At least two Web sites were recently victims of hacking in Mauritania, said Isselmou Ould Dellahy O Maloum, a telecom researcher from Mauritania.
The Web sites have been critical of the military junta led by General Mohamed Ould Abdel Aziz, who ousted the country's democratically elected president, Sidi Mohamed Ould Cheikh Abdallahi, in an Aug. 6 coup.
The Sahara Media news agency, considered the first news site in Mauritania, was also disabled for one to two days, while anbaa was not only hacked, but its office in Nouakchott was vandalized and computers were stolen, said Maloum, who is the coordinator of the For Mauritania Web site, a lobby group.
The attacks occurred after the sites threatened to publish articles about various scandals involving politicians and high-ranking personalities in the country, Maloum said.
"There is a team hired by the junta to sabotage activities of the newspapers; we have contacted the authorities for explanations on the hackings, but they are not forthcoming," said Sidatt Mohammed, an IT specialist from Mauritania living in the U.S. "It is like in any other dictatorship -- muzzling the press."
Mohammed called the situation very dangerous for the press and for human rights.
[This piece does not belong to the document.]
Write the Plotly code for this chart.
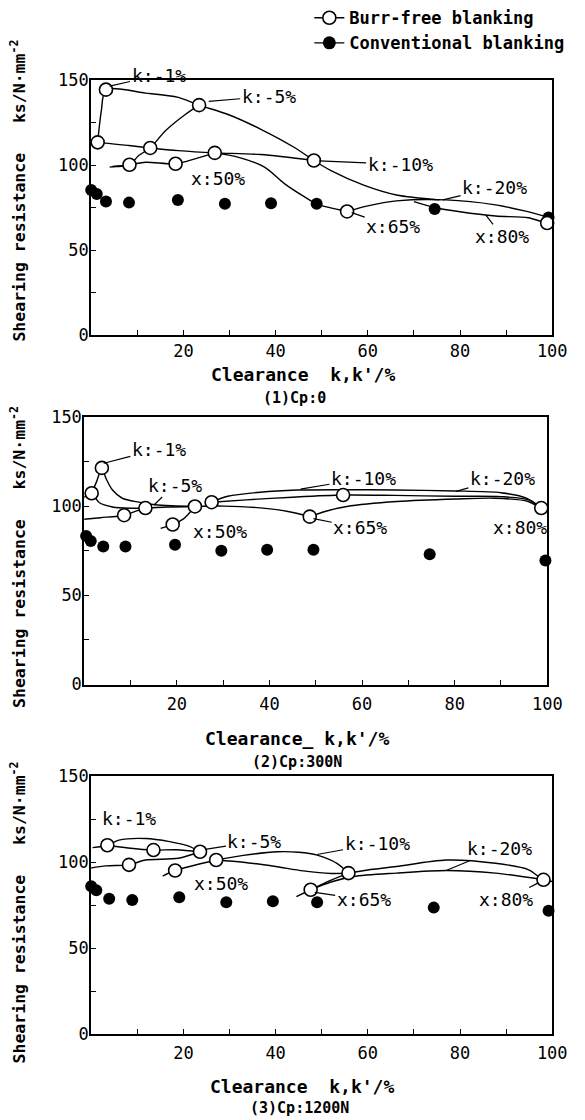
import plotly.graph_objects as go

FONT = "DejaVu Sans Mono"

# ---------------- data: panel 1 (Cp:0) ----------------
p1_conv_x = [0, 1.2, 3.2, 8.2, 18.8, 29, 39, 48.9, 74.5, 99.2]
p1_conv_y = [85.3, 83, 78.5, 77.9, 79.5, 77.2, 77.5, 77.2, 74.2, 69.2]
p1_burr_x = [1.4, 3.2, 8.3, 12.8, 18.3, 23.4, 26.8, 48.3, 55.5, 98.9]
p1_burr_y = [113.4, 144.4, 100.2, 110.1, 100.8, 135.3, 107.2, 102.7, 72.7, 65.9]
p1_c1_x = [1.4, 2.2, 3.2, 11.8, 18.9, 23.4, 29.7, 36.8, 44, 48.3, 51.9, 59.1, 66.2, 75.5]
p1_c1_y = [113.4, 132, 144.4, 142.4, 139.9, 135.3, 129.8, 121.1, 110.5, 102.7, 96.9, 88.2, 82.4, 79.5]
p1_c2_x = [-1.9, 1.4, 8.2, 12.8, 18.9, 26.8, 36.8, 48.3]
p1_c2_y = [114, 113.4, 111.5, 110.1, 108.5, 107.2, 106.2, 102.7]
p1_c3_x = [4.6, 8.3, 10.3, 12.8, 16.1, 20.4, 23.4]
p1_c3_y = [99.2, 100.2, 105.6, 110.1, 120.2, 129.8, 135.3]
p1_c4_x = [4.0, 8.3, 11.8, 18.3, 22.5, 26.8]
p1_c4_y = [98.8, 100.2, 101.7, 100.8, 103.7, 107.2]
p1_c5_x = [26.8, 31.8, 37.6, 41.9, 46.2, 49, 55.5]
p1_c5_y = [107.2, 104.7, 98.8, 89.1, 81.4, 77, 72.7]
p1_c6_x = [55.5, 60, 66.2, 77, 87.7, 94, 99.5]
p1_c6_y = [72.7, 76, 78.9, 79.5, 76.6, 73, 69]
p1_c7_x = [70, 74.5, 80, 87.7, 94.8, 98.9, 101]
p1_c7_y = [78.5, 75, 72.5, 70, 69, 65.9, 66.5]

# ---------------- data: panel 2 (Cp:300N) ----------------
p2_conv_x = [0.4, 1.4, 4.1, 8.9, 19.6, 29.6, 39.5, 49.5, 74.6, 99.6]
p2_conv_y = [83.3, 80.5, 77.3, 77.3, 78.3, 75, 75.5, 75.5, 73, 69.5]
p2_burr_x = [1.6, 3.8, 8.6, 13.2, 19.1, 23.9, 27.5, 48.7, 55.9, 98.7]
p2_burr_y = [107.2, 121.4, 94.9, 98.9, 89.7, 99.8, 102.2, 94.1, 106.2, 98.9]
p2_c1_x = [1.6, 2.7, 3.8, 4.7, 6.1, 8.2, 11.8, 15.3, 19, 23.9]
p2_c1_y = [107.2, 114, 121.4, 115.5, 109, 104.4, 102.2, 100.8, 100.2, 99.8]
p2_c2_x = [-0.5, 1.6, 3.2, 6.1, 10, 13.2, 18, 23.9]
p2_c2_y = [104, 107.2, 102, 99.5, 98.8, 98.9, 99.5, 99.8]
p2_c3_x = [-0.5, 3.5, 8.6, 11, 13.2]
p2_c3_y = [92.5, 93.5, 94.9, 97, 98.9]
p2_c4_x = [16.5, 19.1, 21.5, 23.9]
p2_c4_y = [87.5, 89.7, 93, 99.8]
p2_c5_x = [23.9, 30, 38, 44, 48.7]
p2_c5_y = [99.8, 100, 99, 97, 94.1]
p2_c6_x = [27.5, 31, 38, 46, 55, 67, 80, 90, 95.5, 98.7]
p2_c6_y = [102.2, 105.5, 107.8, 109, 109.2, 109, 108.5, 107.5, 104.5, 98.9]
p2_c7_x = [27.5, 35, 45, 55.9, 67, 80, 90, 96, 98.7]
p2_c7_y = [102.2, 103.5, 105, 106.2, 106, 105.5, 105.3, 103.5, 98.9]
p2_c8_x = [48.7, 52, 56.7, 67.5, 80.3, 88.8, 95.9, 98.7, 103]
p2_c8_y = [94.1, 97, 99.8, 102.6, 104, 104.4, 102.6, 98.9, 97.5]

# ---------------- data: panel 3 (Cp:1200N) ----------------
p3_conv_x = [0, 1.1, 3.9, 8.9, 19.1, 29.3, 39.4, 49, 74.3, 99.2]
p3_conv_y = [86, 83.7, 78.7, 78, 79.7, 76.7, 77.3, 76.7, 73.6, 71.8]
p3_burr_x = [3.5, 8.2, 13.5, 18.2, 23.6, 27.1, 47.6, 55.8, 98.1]
p3_burr_y = [109.9, 98.5, 107.1, 95.2, 106.1, 101.3, 84, 93.7, 89.8]
p3_c1_x = [0.3, 3.5, 6, 11.8, 17, 21, 23.6]
p3_c1_y = [108.5, 109.9, 112.9, 113.8, 112, 109.5, 106.1]
p3_c2_x = [3.5, 8, 13.5, 18.5, 23.6]
p3_c2_y = [109.9, 108.3, 107.1, 107.3, 106.1]
p3_c3_x = [-0.5, 3.2, 8.2, 11.8, 18.9, 23.6]
p3_c3_y = [96.5, 97.9, 98.5, 101.3, 102.3, 106.1]
p3_c4_x = [15.5, 18.2, 22, 27.1]
p3_c4_y = [92, 95.2, 98, 101.3]
p3_c5_x = [27.1, 33, 40.4, 45, 49, 53.3, 55.8]
p3_c5_y = [101.3, 104, 106.1, 105.8, 104.2, 99.4, 93.7]
p3_c6_x = [27.1, 33, 40, 46, 52, 55.8]
p3_c6_y = [101.3, 100, 97.5, 95, 93.5, 93.7]
p3_c7_x = [44.5, 47.6, 51.5, 55.8]
p3_c7_y = [80, 84, 89, 93.7]
p3_c8_x = [55.8, 60, 66.2, 77, 87.7, 94.9, 98.1, 102]
p3_c8_y = [93.7, 95.5, 97.5, 101.3, 99.4, 95.6, 89.8, 88.5]
p3_c9_x = [47.6, 52, 56.9, 66.2, 77, 87.7, 98.1]
p3_c9_y = [84, 88.5, 91.7, 93.7, 95.2, 93.7, 89.8]

x_ticks = [20, 40, 60, 80, 100]
x_minor = [10, 30, 50, 70, 90]
y_ticks = [0, 50, 100, 150]
y_minor = [25, 75, 125]

subtitles = ["(1)Cp:0", "(2)Cp:300N", "(3)Cp:1200N"]
x_titles = ["Clearance\u00a0\u00a0k,k'/%", "Clearance_ k,k'/%", "Clearance\u00a0\u00a0k,k'/%"]
y_title = "Shearing resistance\u00a0\u00a0\u00a0ks/N·mm<sup>-2</sup>"

panels = [
    dict(conv=(p1_conv_x, p1_conv_y), burr=(p1_burr_x, p1_burr_y),
         curves=[(p1_c1_x, p1_c1_y), (p1_c2_x, p1_c2_y), (p1_c3_x, p1_c3_y), (p1_c4_x, p1_c4_y),
                 (p1_c5_x, p1_c5_y), (p1_c6_x, p1_c6_y), (p1_c7_x, p1_c7_y)]),
    dict(conv=(p2_conv_x, p2_conv_y), burr=(p2_burr_x, p2_burr_y),
         curves=[(p2_c1_x, p2_c1_y), (p2_c2_x, p2_c2_y), (p2_c3_x, p2_c3_y), (p2_c4_x, p2_c4_y),
                 (p2_c5_x, p2_c5_y), (p2_c6_x, p2_c6_y), (p2_c7_x, p2_c7_y), (p2_c8_x, p2_c8_y)]),
    dict(conv=(p3_conv_x, p3_conv_y), burr=(p3_burr_x, p3_burr_y),
         curves=[(p3_c1_x, p3_c1_y), (p3_c2_x, p3_c2_y), (p3_c3_x, p3_c3_y), (p3_c4_x, p3_c4_y),
                 (p3_c5_x, p3_c5_y), (p3_c6_x, p3_c6_y), (p3_c7_x, p3_c7_y), (p3_c8_x, p3_c8_y),
                 (p3_c9_x, p3_c9_y)]),
]

# label layout: (text, text_x, text_y, tip_x, tip_y) ; tip None -> no leader
labels = [
    [("k:-1%", 14.6, 153, 4, 146.5), ("k:-5%", 38.5, 140.5, 25.5, 137.5),
     ("k:-10%", 67, 100.5, 49.5, 102.5), ("k:-20%", 87.5, 87, 76.3, 79.5),
     ("x:50%", 27.5, 92, None, None), ("x:65%", 65.5, 63.7, 56.5, 72),
     ("x:80%", 89.2, 58, 85.6, 70.5)],
    [("k:-1%", 16.1, 132, 4.2, 124), ("k:-5%", 19.5, 111.8, 15, 100.5),
     ("k:-10%", 60.3, 115.5, 46.7, 109.5), ("k:-20%", 90.3, 115.5, 80.3, 108.3),
     ("x:50%", 29.3, 86, None, None), ("x:65%", 59.6, 87.8, 49.5, 93),
     ("x:80%", 94, 87.8, None, None)],
    [("k:-1%", 8.2, 125.3, None, None), ("k:-5%", 35.4, 111.9, 24.7, 107.5),
     ("k:-10%", 62, 110.9, 49, 104.5), ("k:-20%", 88.5, 108, 77, 95.2),
     ("x:50%", 28.2, 87.9, None, None), ("x:65%", 59.1, 78.3, 48.5, 82.5),
     ("x:80%", 89.9, 78.3, 97, 88)],
]

# target picture size (reference pixels) and the size the figure is laid out at
W, H = 585, 1120
FW, FH = 595, 1130
x_dom = [(92, 557), (85, 552), (92, 557)]
y_dom = [(67, 325), (408, 679), (772, 1033)]
xt_pos = [(306, 365), (300, 734), (305, 1086)]
st_pos = [(297, 389), (300, 757), (302, 1108)]
yt_pos = [179, 550, 910]
x_standoff = [0, 3, 3]

fig = go.Figure()
annotations = []
layout = {}

for i, p in enumerate(panels):
    sfx = "" if i == 0 else str(i + 1)
    xa, ya = "x" + sfx, "y" + sfx
    for cx, cy in p["curves"]:
        fig.add_trace(go.Scatter(x=cx, y=cy, xaxis=xa, yaxis=ya, mode="lines",
                                 line=dict(color="black", width=1.4, shape="spline", smoothing=0.8),
                                 showlegend=False, hoverinfo="skip"))
    fig.add_trace(go.Scatter(x=p["conv"][0], y=p["conv"][1], xaxis=xa, yaxis=ya, mode="markers",
                             marker=dict(symbol="circle", size=12, color="black"),
                             showlegend=False, cliponaxis=False))
    fig.add_trace(go.Scatter(x=p["burr"][0], y=p["burr"][1], xaxis=xa, yaxis=ya, mode="markers",
                             marker=dict(symbol="circle", size=13, color="white",
                                         line=dict(color="black", width=1.6)),
                             showlegend=False, cliponaxis=False))
    axis_common = dict(showline=True, linecolor="black", linewidth=2, mirror=True,
                       showgrid=False, zeroline=False, ticks="inside", ticklen=5,
                       tickcolor="black", tickfont=dict(family=FONT, size=17, color="black"))
    layout["xaxis" + sfx] = dict(axis_common, domain=[x_dom[i][0] / W, x_dom[i][1] / W],
                                 range=[0, 100], tickvals=x_ticks, anchor=ya,
                                 ticklabelstandoff=x_standoff[i],
                                 minor=dict(tickvals=x_minor, ticks="inside", ticklen=5, tickcolor="black"))
    layout["yaxis" + sfx] = dict(axis_common, domain=[1 - y_dom[i][1] / H, 1 - y_dom[i][0] / H],
                                 range=[0, 150], tickvals=y_ticks, anchor=xa, ticklabelstandoff=-3,
                                 minor=dict(tickvals=y_minor, ticks="inside", ticklen=5, tickcolor="black"))
    for (txt, tx, ty, px, py) in labels[i]:
        a = dict(text=txt, xref=xa, yref=ya, xanchor="center", yanchor="middle",
                 font=dict(family=FONT, size=18, color="black"))
        if px is None:
            a.update(x=tx, y=ty, showarrow=False)
        else:
            a.update(x=px, y=py, ax=tx, ay=ty, axref=xa, ayref=ya, showarrow=True,
                     arrowhead=0, arrowwidth=1.2, arrowcolor="black", standoff=0)
        annotations.append(a)
    annotations.append(dict(text=x_titles[i], xref="paper", yref="paper",
                            xanchor="center", yanchor="middle",
                            x=xt_pos[i][0] / W, y=1 - xt_pos[i][1] / H, showarrow=False,
                            font=dict(family=FONT, size=18, color="black", weight="bold")))
    annotations.append(dict(text=subtitles[i], xref="paper", yref="paper",
                            xanchor="center", yanchor="middle",
                            x=st_pos[i][0] / W, y=1 - st_pos[i][1] / H, showarrow=False,
                            font=dict(family=FONT, size=15, color="black", weight="bold")))
    annotations.append(dict(text=y_title, xref="paper", yref="paper", textangle=-90,
                            xanchor="center", yanchor="middle",
                            x=18 / W, y=1 - yt_pos[i] / H, showarrow=False,
                            font=dict(family=FONT, size=16.5, color="black", weight="bold")))

# legend entries
fig.add_trace(go.Scatter(x=[None], y=[None], mode="lines+markers", name="Burr-free blanking",
                         line=dict(color="black", width=1.4),
                         marker=dict(size=13, color="white", line=dict(color="black", width=1.6))))
fig.add_trace(go.Scatter(x=[None], y=[None], mode="lines+markers", name="Conventional blanking",
                         line=dict(color="black", width=1.4),
                         marker=dict(size=13, color="black")))

fig.update_layout(**layout)
fig.update_layout(
    width=FW, height=FH, margin=dict(l=0, r=0, t=0, b=0),
    paper_bgcolor="white", plot_bgcolor="white",
    annotations=annotations,
    legend=dict(x=312 / W, y=1 + 14 / H, xanchor="left", yanchor="top",
                font=dict(family=FONT, size=17, color="black", weight="bold"),
                bgcolor="rgba(0,0,0,0)", tracegroupgap=0, itemwidth=30),
    showlegend=True,
)

fig.write_html("out.html", config={"displayModeBar": False},
               post_script="document.body.style.margin='0';document.documentElement.style.overflow='hidden';document.body.style.overflow='hidden';")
One of the sites published hard evidence of the corruption, and the site went offline for days, he added, noting that the junta must have been behind the site's failure.
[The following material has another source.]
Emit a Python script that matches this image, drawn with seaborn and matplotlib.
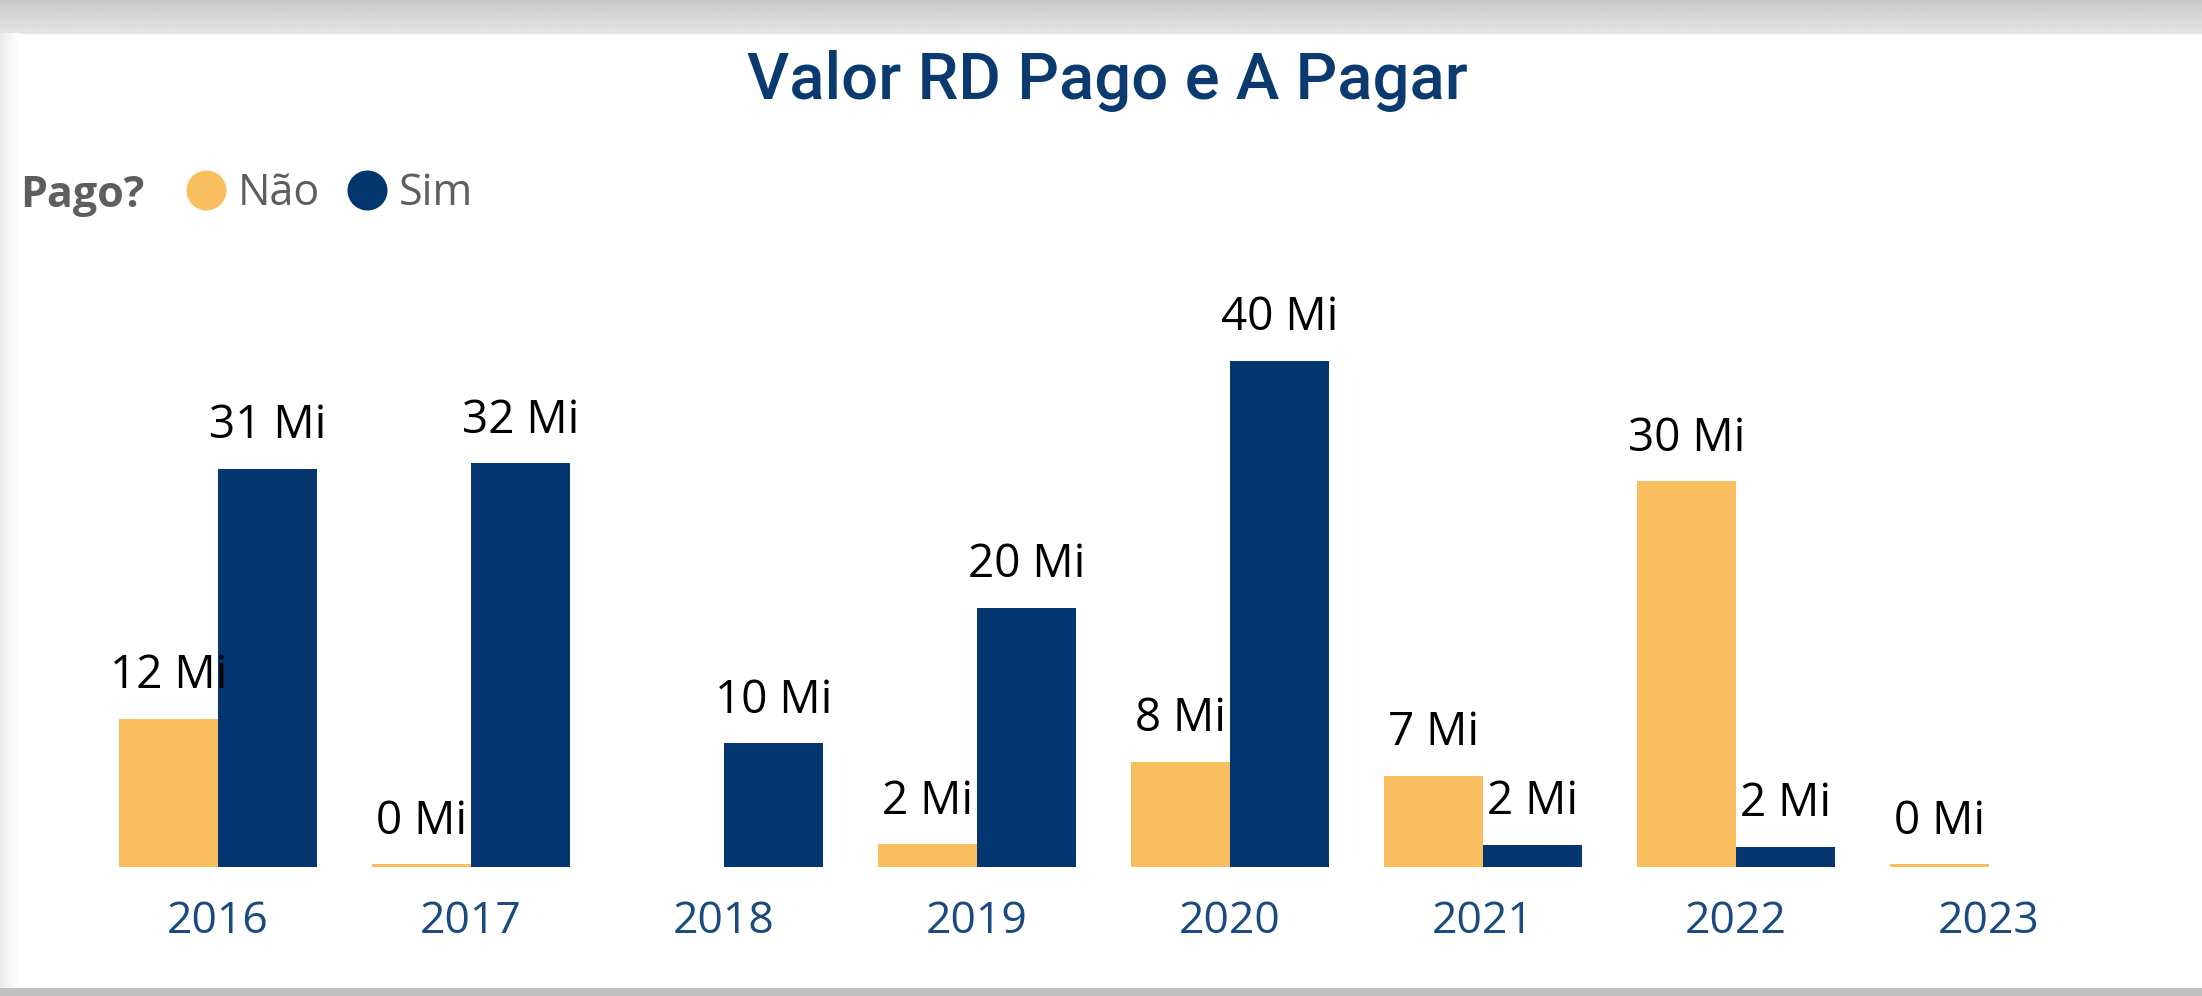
import matplotlib
matplotlib.use("Agg")
import matplotlib.pyplot as plt
import numpy as np
import pandas as pd
import seaborn as sns
from matplotlib.lines import Line2D
from matplotlib.patches import Rectangle

# Values in millions
anos = ["2016", "2017", "2018", "2019", "2020", "2021", "2022", "2023"]
nao = [11.7, 0.24, np.nan, 1.83, 8.3, 7.2, 30.4, 0.24]
sim = [31.4, 31.8, 9.76, 20.45, 39.9, 1.78, 1.62, np.nan]
grupos = ["Não", "Sim"]

AMARELO = "#F8BE5F"
AZUL = "#03366F"
CINZA = "#605E5C"
AZUL_TICK = "#1A4B80"

df = pd.DataFrame({
    "Ano": anos * 2,
    "Pago?": ["Não"] * len(anos) + ["Sim"] * len(anos),
    "Valor": nao + sim,
})

sns.set_theme(style="white")
plt.rcParams["font.family"] = ["Open Sans", "DejaVu Sans"]

W, H = 2202, 996
fig = plt.figure(figsize=(W / 100, H / 100), dpi=100)
fig.patch.set_facecolor("white")

# card background / shadow bands
bg = fig.add_axes([0, 0, 1, 1], zorder=-10)
bg.axis("off")
grad = np.linspace(0.78, 0.90, 34)[:, None] * np.ones((1, 10))
bg.imshow(grad, cmap="gray", vmin=0, vmax=1, aspect="auto",
          extent=[0, 1, 1 - 34 / H, 1], transform=bg.transAxes)
left = np.linspace(0.92, 1.0, 20)[None, :] * np.ones((10, 1))
bg.imshow(left, cmap="gray", vmin=0, vmax=1, aspect="auto",
          extent=[0, 20 / W, 8 / H, 1 - 34 / H], transform=bg.transAxes)
bg.add_patch(Rectangle((0, 0), 1, 8 / H, transform=bg.transAxes,
                       color="#C0C0C0", lw=0))
bg.set_xlim(0, 1)
bg.set_ylim(0, 1)

px_per_mi = 12.7
ax_h = 0.674
ax = fig.add_axes([91.5 / W, 128.7 / H, 2024 / W, ax_h])
ax.set_facecolor("none")

sns.barplot(data=df, x="Ano", y="Valor", hue="Pago?", order=anos,
            hue_order=grupos, palette={"Não": AMARELO, "Sim": AZUL},
            saturation=1, width=0.783, legend=False, ax=ax,
            edgecolor="none", linewidth=0)

ax.set_xlim(-0.5, len(anos) - 0.5)
ax.set_ylim(0, ax_h * H / px_per_mi)

for cont in ax.containers:
    labels = [f"{v:.0f} Mi" for v in cont.datavalues]
    ax.bar_label(cont, labels=labels, padding=14, fontsize=33, color="black")

sns.despine(ax=ax, left=True, bottom=True)
ax.set_yticks([])
ax.set_xlabel("")
ax.set_ylabel("")
ax.tick_params(axis="x", length=0, pad=23, labelsize=32, labelcolor=AZUL_TICK)

# title
fig.text(1107 / W, 1 - 99 / H, "Valor RD Pago e A Pagar", ha="center",
         va="baseline", fontsize=47, color="#0A3A70",
         family=["Roboto", "DejaVu Sans"], fontweight="medium")

# legend
fig.text(20 / W, 1 - 207 / H, "Pago?", ha="left", va="baseline",
         fontsize=31, fontweight="bold", color=CINZA)
handles = [Line2D([], [], marker="o", ls="none", markersize=28.8,
                  markerfacecolor=c, markeredgecolor="none")
           for c in (AMARELO, AZUL)]
fig.legend(handles, grupos, loc="center left",
           bbox_to_anchor=(184 / W, 1 - 194 / H), ncol=2, frameon=False,
           fontsize=31, labelcolor=CINZA, handlelength=1.0,
           handletextpad=0.25, columnspacing=0.58, borderpad=0,
           borderaxespad=0)

fig.savefig("out.png", dpi=100)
In Tunisia, the independent electronic publication Tunisnews announced that its site was the target of hackers this month, but the administrators of the site succeeded in overcoming the attack. The hack rendered the site inaccessible for several days.
In October, the webzine Kalima was hacked and its content completely destroyed, while the site of opposition activist Moncef Marzouki was also hacked.
Ongoing acts of filtering and destruction of journalists' and human rights activists' e-mail have intensified over the past months, particularly targeting users of Yahoo mail, noted the Observatory for the Freedom of Press, Publishing and Creation in Tunisia (OLPEC).
"Blogs have also been censored," said Sihem Bensedrine, OLPEC secretary general.
These acts of Internet piracy in Tunisia coincide with the prime minister's call for the consolidation of control and censorship of the Internet in the name of "protecting the democratic process, political stability and the fight against terrorism," OLPEC stated.
Efforts to contact the Mauritanian and Tunisian governments for responses were fruitless.